YouTube personality Steve Cash dies at age 40: Report

A 40-year-old YouTuber from Idaho died Thursday in an apparent suicide, People magazine reported.

Steve Cash had nearly 2.5 million subscribers on his YouTube channel, “Talking Kitty Cat,” as of Sunday. His wife, Celia DeCosta Cash, announced the star’s passing in an emotional Facebook post Friday.

“This is so hard,” she began, according to People. “I’m not even sure what to say, or for that matter, what to do. I just lost my best friend, my sidekick, my lover, my mentor, my absolute everything, this morning.

“I’m so sad to say, my husband, Steve Cash took his own life this morning,” she went on. “It hurts me to share this. Please understand, give the family time to grieve, but know that Steve is no longer in pain.”

A sudden tragedy

Founded over a decade ago, Cash’s YouTube channel was focused on music and his pet cat, Sylvester, with whom he would appear to have conversations.

A video put up in late December featured footage of Sylvester eating cat food that had been purchased with income from his YouTube performances.

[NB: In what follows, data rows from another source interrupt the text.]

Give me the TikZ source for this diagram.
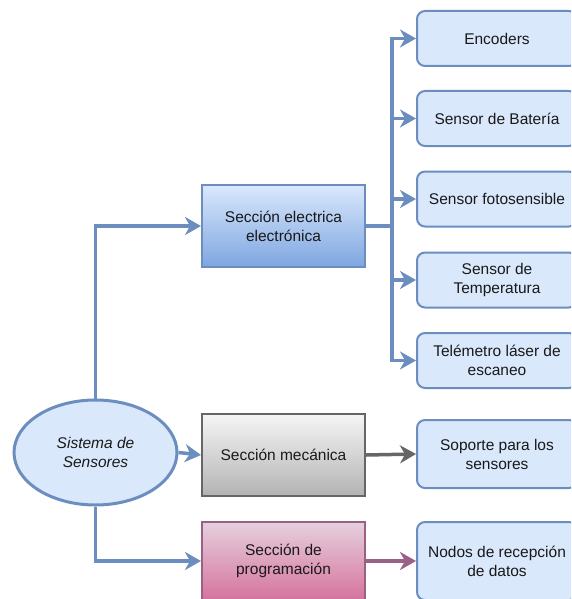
\documentclass[tikz,border=0pt]{standalone}
\usepackage{fontspec}
\setmainfont{Liberation Sans}
\usetikzlibrary{arrows.meta,shapes.geometric}
\definecolor{bline}{HTML}{6C8EBF}
\definecolor{bfill}{HTML}{DAE8FC}
\definecolor{bdark}{HTML}{7EA6E0}
\definecolor{gline}{HTML}{666666}
\definecolor{gtop}{HTML}{F5F5F5}
\definecolor{gbot}{HTML}{B3B3B3}
\definecolor{pline}{HTML}{996185}
\definecolor{ptop}{HTML}{E6D0DE}
\definecolor{pbot}{HTML}{D5739D}
\tikzset{
  txt/.style={font=\fontsize{15.5pt}{19pt}\selectfont, align=center, text=black!90},
  leaf/.style={txt, draw=bline, fill=bfill, line width=2pt, rounded corners=8pt,
    minimum width=160pt, minimum height=55pt, inner sep=2pt},
  sect/.style={txt, line width=2pt, minimum width=163pt, minimum height=82pt, inner sep=2pt},
  conn/.style={line width=3.5pt, -{Stealth[length=16pt,width=18pt,inset=5pt]}},
}
\begin{document}
\begin{tikzpicture}[x=1pt,y=1pt]
\useasboundingbox (0,0) rectangle (571,-599);
\clip (0,0) rectangle (571,-599);
% root
\node[ellipse, draw=bline, fill=bfill, line width=3pt, minimum width=163pt, minimum height=105pt, inner sep=0pt, txt, font=\fontsize{15.5pt}{19pt}\selectfont\itshape]
  (root) at (95.5,-452.5) {Sistema de\\Sensores};
% sections
\node[sect, draw=bline, top color=bfill, bottom color=bdark] (elec) at (283.5,-226) {Sección electrica\\electrónica};
\node[sect, draw=gline, top color=gtop, bottom color=gbot] (mec) at (283.5,-455) {Sección mecánica};
\node[sect, draw=pline, top color=ptop, bottom color=pbot, minimum height=78pt] (prog) at (283.5,-561) {Sección de\\programación};
% leaves
\node[leaf] (e1) at (497,-38.5) {Encoders};
\node[leaf] (e2) at (497,-118.5) {Sensor de Batería};
\node[leaf] (e3) at (497,-199) {Sensor fotosensible};
\node[leaf] (e4) at (497,-280) {Sensor de\\Temperatura};
\node[leaf] (e5) at (497,-360.5) {Telémetro láser de\\escaneo};
\node[leaf, minimum height=68pt] (m1) at (497,-454) {Soporte para los\\sensores};
\node[leaf, minimum height=78pt] (p1) at (497,-561) {Nodos de recepción\\de datos};
% connectors
\draw[conn, draw=bline] (root.north) |- (elec.west);
\draw[conn, draw=bline] (root.east) -- (mec.west);
\draw[conn, draw=bline] (root.south) |- (prog.west);
\coordinate (trunk) at (392,-226);
\draw[line width=3.5pt, draw=bline] (elec.east) -- (trunk);
\foreach \n in {e1,e2,e3,e4,e5}{
  \draw[conn, draw=bline] (trunk) |- (\n.west);
}
\draw[conn, draw=gline] (mec.east) -- (m1.west);
\draw[conn, draw=pline] (prog.east) -- (p1.west);
\end{tikzpicture}
\end{document}
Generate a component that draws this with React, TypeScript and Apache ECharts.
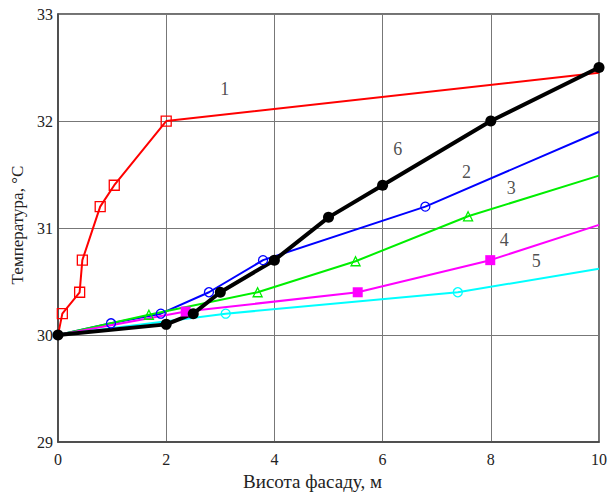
import React, { useEffect, useRef } from "react";
import * as echarts from "echarts";

const curve1: number[][] = [[0, 30], [0.08, 30.2], [0.4, 30.4], [0.45, 30.7], [0.78, 31.2], [1.04, 31.4], [2, 32], [10, 32.45]];
const curve1Marked: boolean[] = [false, true, true, true, true, true, true, false];
const curve2: number[][] = [[0, 30], [0.98, 30.11], [1.9, 30.2], [2.79, 30.4], [3.79, 30.7], [6.79, 31.2], [10, 31.9]];
const curve2Marked: boolean[] = [false, true, true, true, true, true, false];
const curve3: number[][] = [[0, 30], [1.68, 30.19], [3.69, 30.4], [5.5, 30.69], [7.58, 31.11], [10, 31.49]];
const curve3Marked: boolean[] = [false, true, true, true, true, false];
const curve4: number[][] = [[0, 30], [2.36, 30.22], [5.54, 30.4], [7.99, 30.7], [10, 31.03]];
const curve4Marked: boolean[] = [false, true, true, true, false];
const curve5: number[][] = [[0, 30], [3.1, 30.2], [7.39, 30.4], [10, 30.62]];
const curve5Marked: boolean[] = [false, true, true, false];
const curve6: number[][] = [[0, 30], [2, 30.1], [2.5, 30.2], [3, 30.4], [4, 30.7], [5, 31.1], [6, 31.4], [8, 32], [10, 32.5]];

const curveLabels: string[] = ["1", "2", "3", "4", "5", "6"];
const curveLabelPos: number[][] = [[3.08, 32.3], [7.55, 31.52], [8.38, 31.37], [8.25, 30.89], [8.84, 30.69], [6.28, 31.74]];

const xTicks = { min: 0, max: 10, interval: 2 };
const yTicks = { min: 29, max: 33, interval: 1 };

const FONT = "Liberation Serif";

function marked(data: number[][], flags: boolean[]) {
  return data.map((p, i) => (flags[i] ? { value: p } : { value: p, symbol: "none" }));
}

export default function App() {
  const ref = useRef<HTMLDivElement>(null);
  useEffect(() => {
    if (!ref.current) return;
    const chart = echarts.init(ref.current, null, { renderer: "svg" });
    const lineSeries = (name: string, data: any[], color: string, symbol: string, size: number, filled: boolean, width: number) => ({
      name,
      type: "line",
      data,
      symbol,
      symbolSize: size,
      showAllSymbol: true,
      lineStyle: { color, width },
      itemStyle: { color: filled ? color : "rgba(255,255,255,0)", borderColor: color, borderWidth: filled ? 0 : 1.3 },
      emphasis: { disabled: true },
    });
    chart.setOption({
      animation: false,
      grid: { left: 58, right: 10, top: 14, bottom: 50.5, show: true, borderColor: "#444", borderWidth: 1.5, backgroundColor: "#fff" },
      xAxis: {
        type: "value",
        ...xTicks,
        name: "Висота фасаду, м",
        nameLocation: "middle",
        nameGap: 28,
        nameTextStyle: { fontFamily: FONT, fontSize: 19, color: "#222", padding: [0, 32, 0, 0] },
        axisLine: { show: true, lineStyle: { color: "#444", width: 1.5 } },
        axisTick: { show: false },
        axisLabel: { fontFamily: FONT, fontSize: 16, color: "#222", margin: 9 },
        splitLine: { show: true, lineStyle: { color: "#777", width: 1 } },
      },
      yAxis: {
        type: "value",
        ...yTicks,
        name: "Температура, °C",
        nameLocation: "middle",
        nameGap: 26,
        nameTextStyle: { fontFamily: FONT, fontSize: 17, color: "#222", padding: [0, 0, 0, 6] },
        axisLine: { show: true, lineStyle: { color: "#444", width: 1.5 } },
        axisTick: { show: false },
        axisLabel: { fontFamily: FONT, fontSize: 16, color: "#222", margin: 5 },
        splitLine: { show: true, lineStyle: { color: "#777", width: 1 } },
      },
      series: [
        lineSeries("1", marked(curve1, curve1Marked), "#ff0000", "rect", 10, false, 2),
        lineSeries("2", marked(curve2, curve2Marked), "#0000ff", "circle", 9, false, 2),
        lineSeries("3", marked(curve3, curve3Marked), "#00ee00", "triangle", 9, false, 2),
        lineSeries("4", marked(curve4, curve4Marked), "#ff00ff", "rect", 10, true, 2),
        lineSeries("5", marked(curve5, curve5Marked), "#00ffff", "circle", 9, false, 2),
        lineSeries("6", curve6, "#000000", "circle", 11, true, 4),
        {
          type: "scatter",
          data: curveLabelPos.map((p, i) => ({ value: p, name: curveLabels[i] })),
          symbolSize: 0,
          silent: true,
          label: {
            show: true,
            position: "inside",
            formatter: (p: any) => p.name,
            fontFamily: FONT,
            fontSize: 18,
            color: "#222",
          },
        },
      ],
    });
    return () => chart.dispose();
  }, []);
  return <div ref={ref} style={{ position: "absolute", left: 0, top: 0, width: 610, height: 496 }} />;
}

Later, the pair are depicted as being accused of committing payroll fraud and must make a court appearance.

The episode concluded with Sylvester “rapping” about his ill-gotten gains and a judge sentencing Cash to prison for his unwitting role in the scheme.

At the end of the video, Cash offered some candid thoughts about the state of his mental health and his ongoing struggle with bipolar disorder.

“To those of you who are wondering why it takes me so long sometimes between videos to get anything out, it is because I have bipolar disorder, which means I spend sometimes a couple months to six months or longer stuck in a really, really deep depression,” he said, according to Metro.

He went on: “It just comes and goes and I don’t really have any control over it. So when it is taking me a long time to get a video out, I’m sorry, it’s just that I’m struggling.”

A growing problem

Suicide rates have gone up dramatically in the U.S. over the last two decades, with the American Psychological Association (APA) reporting a 30% increase between 2000 and 2016.

A report released by the APA stated that in 2016, suicide was “the second-leading cause of death among people ages 10 to 34 and the fourth-leading cause among people ages 35 to 54.” It’s heartbreaking to see that number is still going up.